Checklist to develop a highly available application

  • Choose an appropriate MQTT client library for your programming language. The client should support MQTT v5. Use a C or Rust based library if your application is sensitive to latency.
  • Configure the client library to connect to MQTT broker with clean-session flag set to false and the desired QoS level (QoS-1).
  • Decide a suitable value for session expiry, message expiry, and keep-alive intervals.
  • Implement the message processing logic for the subscriber application, including sending an acknowledgment when the message has been successfully delivered or processed.
  • For multithreaded applications, configure the max-receive parameter to enable parallel message processing.
  • Utilize retained messages for keeping temporary application state.
  • Utilize MQTT broker's built-in key-value store to manage ephemeral application state.
  • Evaluate Dapr to develop your application if your use case is simple and doesn't require detailed control over the MQTT connection or message handling.
  • Implement shared subscriptions to distribute messages evenly among multiple instances of the application, allowing for efficient scaling.

Example

The following example implements contextualization and normalization of data with a highly available northbound connector

A northbound application consists of input and output stages, and an optional processing stage. The input stage subscribes to a distributed MQTT broker to receive data, while the output stage ingests messages into a cloud data-lake. The processing stage executes contextualization and normalization logic on the received data.

Diagram of a highly available app architecture.

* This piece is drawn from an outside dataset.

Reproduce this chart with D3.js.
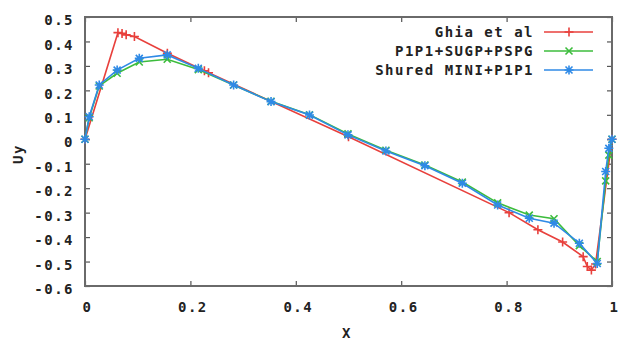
<!DOCTYPE html>
<html>
<head>
<meta charset="utf-8">
<script src="https://cdn.jsdelivr.net/npm/d3@7"></script>
<style>
  body { margin: 0; background: #fff; }
  text { font-family: "DejaVu Sans Mono", monospace; font-weight: bold; font-size: 14px; letter-spacing: 1.5px; fill: #222; }
</style>
</head>
<body>
<script>
// series
var ghiaX = [0, 0.0625, 0.0703, 0.0781, 0.0938, 0.1563, 0.2266, 0.2344, 0.5, 0.8047, 0.8594, 0.9063, 0.9453, 0.9531, 0.9609, 0.9688, 1];
var ghiaY = [0, 0.436, 0.433, 0.427, 0.42, 0.352, 0.28, 0.272, 0.01, -0.30, -0.37, -0.42, -0.48, -0.52, -0.535, -0.51, 0];

var femX = [0, 0.008, 0.027, 0.061, 0.103, 0.156, 0.215, 0.282, 0.353, 0.426, 0.499, 0.571, 0.645, 0.716, 0.783, 0.843, 0.89, 0.938, 0.972, 0.988, 0.994, 1];
var supgY = [0, 0.088, 0.218, 0.27, 0.316, 0.327, 0.285, 0.222, 0.155, 0.1, 0.022, -0.045, -0.105, -0.175, -0.26, -0.31, -0.325, -0.435, -0.5, -0.17, -0.065, 0];
var miniY = [0, 0.092, 0.222, 0.283, 0.331, 0.345, 0.29, 0.222, 0.154, 0.099, 0.018, -0.048, -0.108, -0.18, -0.269, -0.323, -0.343, -0.425, -0.508, -0.132, -0.037, 0];

var seriesNames = ['Ghia et al', 'P1P1+SUGP+PSPG', 'Shured MINI+P1P1'];
var seriesColors = ['#e8403c', '#3cbc3c', '#2f8ae6'];

var xTicks = [0, 0.2, 0.4, 0.6, 0.8, 1];
var xTickLabels = ['0', '0.2', '0.4', '0.6', '0.8', '1'];
var yTicks = [-0.6, -0.5, -0.4, -0.3, -0.2, -0.1, 0, 0.1, 0.2, 0.3, 0.4, 0.5];
var yTickLabels = ['-0.6', '-0.5', '-0.4', '-0.3', '-0.2', '-0.1', '0', '0.1', '0.2', '0.3', '0.4', '0.5'];

var width = 619, height = 340;
var plotL = 85, plotR = 612, plotT = 17, plotB = 286;

var svg = d3.select('body').append('svg')
    .attr('width', width)
    .attr('height', height);

var x = d3.scaleLinear().domain([0, 1]).range([plotL, plotR]);
var y = d3.scaleLinear().domain([-0.6, 0.5]).range([plotB, plotT]);

function tickFmt(vals, labels) {
    return function(d) { return labels[vals.indexOf(d)]; };
}

// axes, ticks pointing inward, mirrored on top/right
var axL = svg.append('g').attr('transform', 'translate(' + plotL + ',0)')
    .call(d3.axisLeft(y).tickValues(yTicks).tickFormat(tickFmt(yTicks, yTickLabels))
        .tickSizeInner(-5).tickSizeOuter(0).tickPadding(11));
axL.selectAll('text').attr('dy', '0.55em');
var axB = svg.append('g').attr('transform', 'translate(0,' + plotB + ')')
    .call(d3.axisBottom(x).tickValues(xTicks).tickFormat(tickFmt(xTicks, xTickLabels))
        .tickSizeInner(-5).tickSizeOuter(0).tickPadding(16));
axB.selectAll('text').attr('dx', 2);
svg.append('g').attr('transform', 'translate(' + plotR + ',0)')
    .call(d3.axisRight(y).tickValues(yTicks).tickFormat('').tickSizeInner(-5).tickSizeOuter(0));
svg.append('g').attr('transform', 'translate(0,' + plotT + ')')
    .call(d3.axisTop(x).tickValues(xTicks).tickFormat('').tickSizeInner(-5).tickSizeOuter(0));
svg.selectAll('.domain').remove();
svg.selectAll('.tick line').attr('stroke', '#555').attr('stroke-width', 1.2);
svg.selectAll('g').attr('font-family', null).attr('font-size', null);

svg.append('rect')
    .attr('x', plotL).attr('y', plotT)
    .attr('width', plotR - plotL).attr('height', plotB - plotT)
    .attr('fill', 'none').attr('stroke', '#6a6a6a').attr('stroke-width', 2);

svg.append('text').attr('x', 347).attr('y', 338).attr('text-anchor', 'middle').text('X');
svg.append('text').attr('transform', 'translate(23,154) rotate(-90)').attr('text-anchor', 'middle').text('Uy');

// marker path generators
function plus(s) { return 'M' + (-s) + ',0H' + s + 'M0,' + (-s) + 'V' + s; }
function cross(s) { return 'M' + (-s) + ',' + (-s) + 'L' + s + ',' + s + 'M' + (-s) + ',' + s + 'L' + s + ',' + (-s); }
var markers = [plus(4.5), cross(3.5), plus(4.5) + cross(3.5)];

var series = [
    d3.zip(ghiaX, ghiaY),
    d3.zip(femX, supgY),
    d3.zip(femX, miniY)
];

var line = d3.line().x(function(d) { return x(d[0]); }).y(function(d) { return y(d[1]); });

series.forEach(function(pts, i) {
    var g = svg.append('g');
    g.append('path')
        .attr('d', line(pts))
        .attr('fill', 'none')
        .attr('stroke', seriesColors[i])
        .attr('stroke-width', 1.6);
    g.selectAll('path.m')
        .data(pts)
        .enter()
        .append('path')
        .attr('class', 'm')
        .attr('transform', function(d) { return 'translate(' + x(d[0]) + ',' + y(d[1]) + ')'; })
        .attr('d', markers[i])
        .attr('stroke', seriesColors[i])
        .attr('stroke-width', 1.6);

    // legend
    var ly = 32 + i * 19;
    svg.append('text')
        .attr('x', 534).attr('y', ly).attr('dy', '0.35em')
        .attr('text-anchor', 'end')
        .text(seriesNames[i]);
    svg.append('line')
        .attr('x1', 544).attr('x2', 593).attr('y1', ly).attr('y2', ly)
        .attr('stroke', seriesColors[i]).attr('stroke-width', 1.6);
    svg.append('path')
        .attr('transform', 'translate(569,' + ly + ')')
        .attr('d', markers[i])
        .attr('stroke', seriesColors[i]).attr('stroke-width', 1.6);
});
</script>
</body>
</html>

To ensure high availability, the input stage connects to MQTT broker and sets the clean-session flag to false for persistent sessions, using QoS-1 for reliable message delivery, acknowledging messages post-processing by the output stage. Additionally, the application might use the built-in HashMap key-value store for temporary state management and the round robin algorithm to load-balance multiple instances using shared subscriptions.